Winona continued to work consistently through the rest of the decade, but her choices somewhat plateaued before dropping out of sight. Even 1999’s Girl, Interrupted, which could be marked as the last film of the true Winona Era, doesn’t hold up to her earlier films. It was around this time things started to change. Winona had optioned the Susanna Kaysen memoir herself, championing it as her ultimate passion project, and even coming on as Executive Producer. Although reviews were decent, it was relative unknown Angelina Jolie who stole the show and swooped up an Oscar, ushering into the world a new rebel—this one much more of an enfant terrible (tattoos, vials of blood, et al.) than Winona ever was —and with it, a new era.

“How many performances are still a part of the culture the way Veronica Sawyer and Lydia Deetz are..?”

Maybe it was the times, maybe it was her battle with depression and insomnia and other ailments which come with being too famous too young. Maybe she was just burnt out. In 2001, Winona was caught shoplifting from Saks Fifth Avenue, and thereafter, seemed relegated to small roles and even smaller indie movies. It wasn’t quite “movie jail,” where Demi Moore and Meg Ryan have been languishing with life sentences (indeed, the world is cruel to actresses of yore)—but she didn’t seem to have a place in this new millennium. How could she have? How could anyone who didn’t even stoop to go on chat shows navigate this world of Facebook, Twitter, and Instagram? (To this day, Winona has no social media accounts.) With constant access to celebrities and their everyday lives, the magic of stars is forever diminished. And what would Winona be if not for a little touch of magic, singing Harry Belafonte, floating at the top of the stairs? 

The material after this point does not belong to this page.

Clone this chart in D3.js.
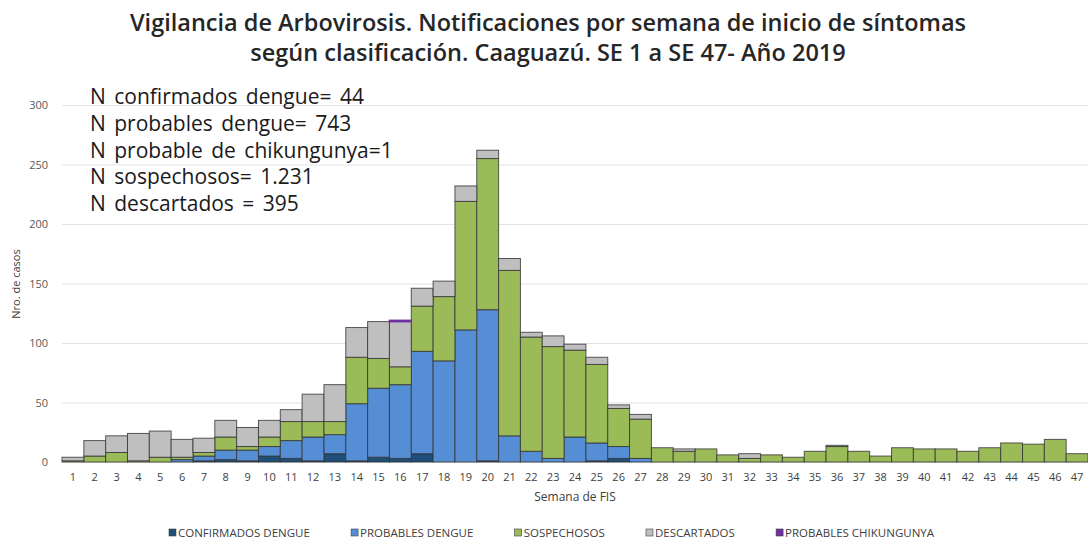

Had she retired back in ’94 (or even ’99 when she was still only 27), Winona Ryder would probably be remembered as the greatest star of her generation, bar none—which she probably is. But Winona didn’t die young on the steps of The Viper Room and guarantee herself a place on the legends table; or become a recluse and disappear into seclusion, as seemed her fate. Instead, she went against the obvious as she always had, and continued to work and live and do normal things. And it turned out she WAS human after all, aging like the rest of us and making mistakes and questionable choices and trying to adapt to the new world of instant gratification and streaming services. And suddenly, it was fifteen years later, Beetlejuice and Heathers were both being turned into stage musicals, and Winona was making a comeback on Netflix’s hit series Stranger Things. Admittedly, it felt odd to see Winona playing a mom to two teenage boys, in a period piece set in the era when she herself was making her debut as a teen in love with Corey Haim in Lucas, but it did feel good to have her back. 

Winona, like her characters, has always done things her own way, on her own terms—strange or quirky or not. That’s what made her cool. That’s what made her unique. That’s what made her feel like one of us. Yes, Winona turning 50 feels jarring, but only because it means that we, too, are getting old—and that it really has been 30 plus years since Veronica Sawyer stood at the entrance of Westerburg High and lit a cigarette off the explosion of a suicide bomb (The ’80s, am I right?).

But that’s on us. Mortality is a terrible thing to face, but Winona Ryder is an icon. And icons are immortal.